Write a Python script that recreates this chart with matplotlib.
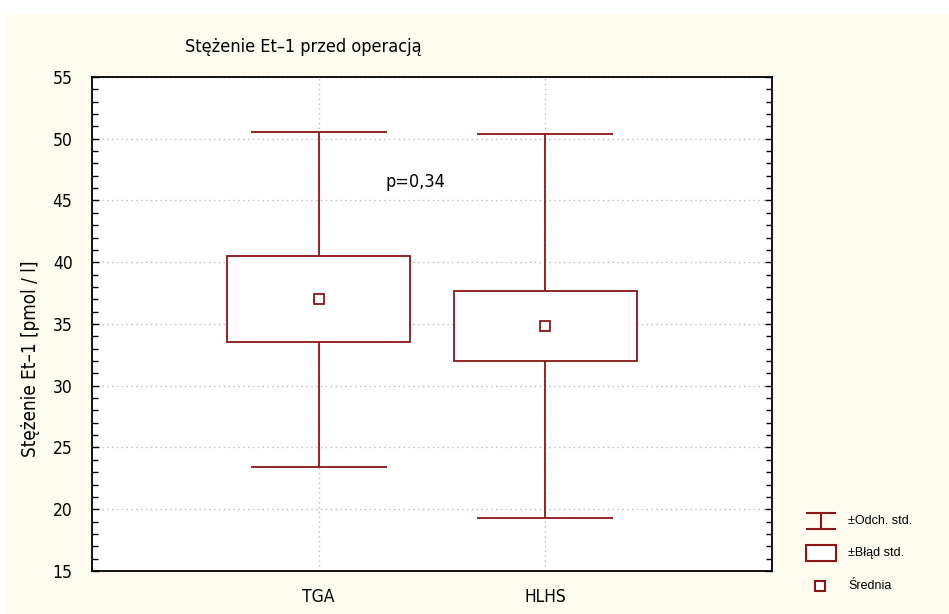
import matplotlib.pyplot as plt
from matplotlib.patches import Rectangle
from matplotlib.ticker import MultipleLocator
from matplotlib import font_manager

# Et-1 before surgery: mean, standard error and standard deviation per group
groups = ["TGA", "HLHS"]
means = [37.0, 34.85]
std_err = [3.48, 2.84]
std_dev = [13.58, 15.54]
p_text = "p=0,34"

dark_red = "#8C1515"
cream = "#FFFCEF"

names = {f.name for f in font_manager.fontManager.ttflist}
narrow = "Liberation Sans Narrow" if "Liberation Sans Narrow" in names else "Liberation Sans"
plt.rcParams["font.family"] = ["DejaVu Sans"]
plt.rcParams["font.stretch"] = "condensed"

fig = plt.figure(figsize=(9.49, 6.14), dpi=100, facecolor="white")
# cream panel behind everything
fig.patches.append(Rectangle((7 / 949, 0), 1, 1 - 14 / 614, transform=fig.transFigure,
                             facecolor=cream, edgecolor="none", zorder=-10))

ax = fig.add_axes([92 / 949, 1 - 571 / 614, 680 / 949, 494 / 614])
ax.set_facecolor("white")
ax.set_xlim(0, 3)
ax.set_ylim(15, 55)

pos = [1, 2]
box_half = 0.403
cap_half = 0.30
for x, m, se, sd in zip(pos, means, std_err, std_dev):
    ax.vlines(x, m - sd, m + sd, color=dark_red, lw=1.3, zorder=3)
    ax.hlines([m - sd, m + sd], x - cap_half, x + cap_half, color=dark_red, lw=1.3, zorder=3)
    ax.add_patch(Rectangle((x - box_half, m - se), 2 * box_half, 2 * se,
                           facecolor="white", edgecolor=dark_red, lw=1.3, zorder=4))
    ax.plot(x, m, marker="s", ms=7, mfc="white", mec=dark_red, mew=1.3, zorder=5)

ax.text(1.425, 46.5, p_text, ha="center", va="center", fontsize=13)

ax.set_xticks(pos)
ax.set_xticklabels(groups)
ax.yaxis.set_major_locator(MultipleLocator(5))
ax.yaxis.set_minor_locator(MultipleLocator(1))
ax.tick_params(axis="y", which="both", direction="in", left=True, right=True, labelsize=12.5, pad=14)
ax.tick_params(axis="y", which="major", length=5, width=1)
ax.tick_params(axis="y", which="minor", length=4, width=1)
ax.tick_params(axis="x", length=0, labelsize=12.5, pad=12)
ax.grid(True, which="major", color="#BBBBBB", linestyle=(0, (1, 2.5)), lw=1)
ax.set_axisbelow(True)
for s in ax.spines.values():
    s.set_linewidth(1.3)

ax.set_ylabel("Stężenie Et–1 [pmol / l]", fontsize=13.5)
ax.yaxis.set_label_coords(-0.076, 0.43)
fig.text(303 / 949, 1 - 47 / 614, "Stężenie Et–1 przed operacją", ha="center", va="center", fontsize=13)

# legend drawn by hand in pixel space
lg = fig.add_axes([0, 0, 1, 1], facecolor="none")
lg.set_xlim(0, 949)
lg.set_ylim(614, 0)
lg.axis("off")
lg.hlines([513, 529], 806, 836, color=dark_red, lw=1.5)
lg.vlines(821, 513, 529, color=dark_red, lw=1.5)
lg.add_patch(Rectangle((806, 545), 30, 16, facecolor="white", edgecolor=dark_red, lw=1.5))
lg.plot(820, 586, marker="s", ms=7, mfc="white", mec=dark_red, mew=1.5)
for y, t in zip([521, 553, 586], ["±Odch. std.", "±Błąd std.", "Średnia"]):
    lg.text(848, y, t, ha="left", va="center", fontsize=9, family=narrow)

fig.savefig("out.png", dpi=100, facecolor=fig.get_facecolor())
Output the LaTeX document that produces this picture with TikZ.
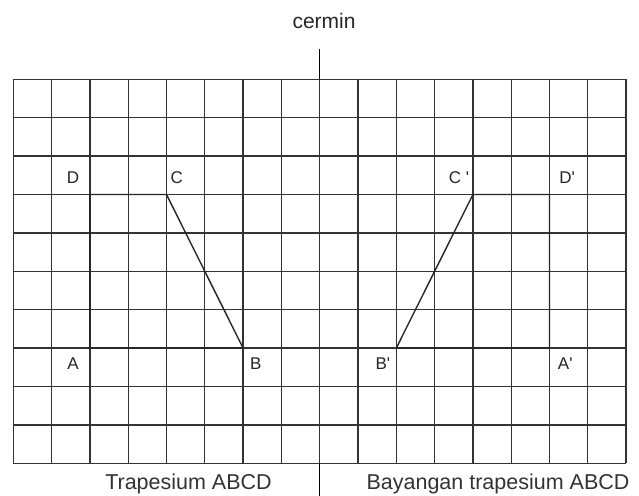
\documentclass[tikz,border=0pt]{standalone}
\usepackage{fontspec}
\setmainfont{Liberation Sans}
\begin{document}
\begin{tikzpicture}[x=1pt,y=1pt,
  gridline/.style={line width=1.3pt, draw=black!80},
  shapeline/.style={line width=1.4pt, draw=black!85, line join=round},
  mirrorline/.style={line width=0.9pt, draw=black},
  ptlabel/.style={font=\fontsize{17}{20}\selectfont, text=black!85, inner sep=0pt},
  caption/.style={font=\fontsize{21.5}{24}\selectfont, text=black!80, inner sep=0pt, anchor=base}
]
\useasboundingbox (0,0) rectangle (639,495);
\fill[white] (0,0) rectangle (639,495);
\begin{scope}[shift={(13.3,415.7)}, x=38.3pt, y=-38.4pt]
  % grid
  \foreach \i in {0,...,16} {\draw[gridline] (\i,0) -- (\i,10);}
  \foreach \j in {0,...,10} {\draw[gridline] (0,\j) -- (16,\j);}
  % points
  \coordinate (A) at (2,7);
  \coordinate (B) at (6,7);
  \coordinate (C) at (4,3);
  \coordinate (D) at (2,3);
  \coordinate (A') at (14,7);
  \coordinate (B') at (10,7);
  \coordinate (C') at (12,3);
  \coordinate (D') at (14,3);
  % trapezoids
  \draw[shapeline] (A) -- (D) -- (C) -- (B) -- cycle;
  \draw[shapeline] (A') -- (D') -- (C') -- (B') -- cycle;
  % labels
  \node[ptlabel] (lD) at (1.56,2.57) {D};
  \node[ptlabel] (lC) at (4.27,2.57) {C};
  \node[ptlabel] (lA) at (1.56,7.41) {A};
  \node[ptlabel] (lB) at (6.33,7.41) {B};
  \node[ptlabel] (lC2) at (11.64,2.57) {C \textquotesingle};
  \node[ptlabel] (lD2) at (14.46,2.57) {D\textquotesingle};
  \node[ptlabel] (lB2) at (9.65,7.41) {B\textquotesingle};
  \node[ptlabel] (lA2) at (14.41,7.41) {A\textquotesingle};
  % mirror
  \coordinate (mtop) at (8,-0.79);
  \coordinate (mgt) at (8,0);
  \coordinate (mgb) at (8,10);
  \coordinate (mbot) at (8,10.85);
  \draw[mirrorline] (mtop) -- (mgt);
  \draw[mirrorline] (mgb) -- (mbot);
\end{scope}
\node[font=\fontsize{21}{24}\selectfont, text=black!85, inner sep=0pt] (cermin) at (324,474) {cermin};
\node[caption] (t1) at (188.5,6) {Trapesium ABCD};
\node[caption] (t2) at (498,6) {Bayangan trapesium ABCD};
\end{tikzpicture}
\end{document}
● ● ●
_WHAT IS NEEDED_
Your copy should repeat each entry above exactly but contain no pictures.

_SOLUTION TO THE EXERCISE_
Write a Python script that recreates this chart with matplotlib.
import matplotlib.pyplot as plt
from matplotlib.patches import Rectangle
from matplotlib.ticker import MultipleLocator
from matplotlib import font_manager

# Et-1 before surgery: mean, standard error and standard deviation per group
groups = ["TGA", "HLHS"]
means = [37.0, 34.85]
std_err = [3.48, 2.84]
std_dev = [13.58, 15.54]
p_text = "p=0,34"

dark_red = "#8C1515"
cream = "#FFFCEF"

names = {f.name for f in font_manager.fontManager.ttflist}
narrow = "Liberation Sans Narrow" if "Liberation Sans Narrow" in names else "Liberation Sans"
plt.rcParams["font.family"] = ["DejaVu Sans"]
plt.rcParams["font.stretch"] = "condensed"

fig = plt.figure(figsize=(9.49, 6.14), dpi=100, facecolor="white")
# cream panel behind everything
fig.patches.append(Rectangle((7 / 949, 0), 1, 1 - 14 / 614, transform=fig.transFigure,
                             facecolor=cream, edgecolor="none", zorder=-10))

ax = fig.add_axes([92 / 949, 1 - 571 / 614, 680 / 949, 494 / 614])
ax.set_facecolor("white")
ax.set_xlim(0, 3)
ax.set_ylim(15, 55)

pos = [1, 2]
box_half = 0.403
cap_half = 0.30
for x, m, se, sd in zip(pos, means, std_err, std_dev):
    ax.vlines(x, m - sd, m + sd, color=dark_red, lw=1.3, zorder=3)
    ax.hlines([m - sd, m + sd], x - cap_half, x + cap_half, color=dark_red, lw=1.3, zorder=3)
    ax.add_patch(Rectangle((x - box_half, m - se), 2 * box_half, 2 * se,
                           facecolor="white", edgecolor=dark_red, lw=1.3, zorder=4))
    ax.plot(x, m, marker="s", ms=7, mfc="white", mec=dark_red, mew=1.3, zorder=5)

ax.text(1.425, 46.5, p_text, ha="center", va="center", fontsize=13)

ax.set_xticks(pos)
ax.set_xticklabels(groups)
ax.yaxis.set_major_locator(MultipleLocator(5))
ax.yaxis.set_minor_locator(MultipleLocator(1))
ax.tick_params(axis="y", which="both", direction="in", left=True, right=True, labelsize=12.5, pad=14)
ax.tick_params(axis="y", which="major", length=5, width=1)
ax.tick_params(axis="y", which="minor", length=4, width=1)
ax.tick_params(axis="x", length=0, labelsize=12.5, pad=12)
ax.grid(True, which="major", color="#BBBBBB", linestyle=(0, (1, 2.5)), lw=1)
ax.set_axisbelow(True)
for s in ax.spines.values():
    s.set_linewidth(1.3)

ax.set_ylabel("Stężenie Et–1 [pmol / l]", fontsize=13.5)
ax.yaxis.set_label_coords(-0.076, 0.43)
fig.text(303 / 949, 1 - 47 / 614, "Stężenie Et–1 przed operacją", ha="center", va="center", fontsize=13)

# legend drawn by hand in pixel space
lg = fig.add_axes([0, 0, 1, 1], facecolor="none")
lg.set_xlim(0, 949)
lg.set_ylim(614, 0)
lg.axis("off")
lg.hlines([513, 529], 806, 836, color=dark_red, lw=1.5)
lg.vlines(821, 513, 529, color=dark_red, lw=1.5)
lg.add_patch(Rectangle((806, 545), 30, 16, facecolor="white", edgecolor=dark_red, lw=1.5))
lg.plot(820, 586, marker="s", ms=7, mfc="white", mec=dark_red, mew=1.5)
for y, t in zip([521, 553, 586], ["±Odch. std.", "±Błąd std.", "Średnia"]):
    lg.text(848, y, t, ha="left", va="center", fontsize=9, family=narrow)

fig.savefig("out.png", dpi=100, facecolor=fig.get_facecolor())
Output the LaTeX document that produces this picture with TikZ.
\documentclass[tikz,border=0pt]{standalone}
\usepackage{fontspec}
\setmainfont{Liberation Sans}
\begin{document}
\begin{tikzpicture}[x=1pt,y=1pt,
  gridline/.style={line width=1.3pt, draw=black!80},
  shapeline/.style={line width=1.4pt, draw=black!85, line join=round},
  mirrorline/.style={line width=0.9pt, draw=black},
  ptlabel/.style={font=\fontsize{17}{20}\selectfont, text=black!85, inner sep=0pt},
  caption/.style={font=\fontsize{21.5}{24}\selectfont, text=black!80, inner sep=0pt, anchor=base}
]
\useasboundingbox (0,0) rectangle (639,495);
\fill[white] (0,0) rectangle (639,495);
\begin{scope}[shift={(13.3,415.7)}, x=38.3pt, y=-38.4pt]
  % grid
  \foreach \i in {0,...,16} {\draw[gridline] (\i,0) -- (\i,10);}
  \foreach \j in {0,...,10} {\draw[gridline] (0,\j) -- (16,\j);}
  % points
  \coordinate (A) at (2,7);
  \coordinate (B) at (6,7);
  \coordinate (C) at (4,3);
  \coordinate (D) at (2,3);
  \coordinate (A') at (14,7);
  \coordinate (B') at (10,7);
  \coordinate (C') at (12,3);
  \coordinate (D') at (14,3);
  % trapezoids
  \draw[shapeline] (A) -- (D) -- (C) -- (B) -- cycle;
  \draw[shapeline] (A') -- (D') -- (C') -- (B') -- cycle;
  % labels
  \node[ptlabel] (lD) at (1.56,2.57) {D};
  \node[ptlabel] (lC) at (4.27,2.57) {C};
  \node[ptlabel] (lA) at (1.56,7.41) {A};
  \node[ptlabel] (lB) at (6.33,7.41) {B};
  \node[ptlabel] (lC2) at (11.64,2.57) {C \textquotesingle};
  \node[ptlabel] (lD2) at (14.46,2.57) {D\textquotesingle};
  \node[ptlabel] (lB2) at (9.65,7.41) {B\textquotesingle};
  \node[ptlabel] (lA2) at (14.41,7.41) {A\textquotesingle};
  % mirror
  \coordinate (mtop) at (8,-0.79);
  \coordinate (mgt) at (8,0);
  \coordinate (mgb) at (8,10);
  \coordinate (mbot) at (8,10.85);
  \draw[mirrorline] (mtop) -- (mgt);
  \draw[mirrorline] (mgb) -- (mbot);
\end{scope}
\node[font=\fontsize{21}{24}\selectfont, text=black!85, inner sep=0pt] (cermin) at (324,474) {cermin};
\node[caption] (t1) at (188.5,6) {Trapesium ABCD};
\node[caption] (t2) at (498,6) {Bayangan trapesium ABCD};
\end{tikzpicture}
\end{document}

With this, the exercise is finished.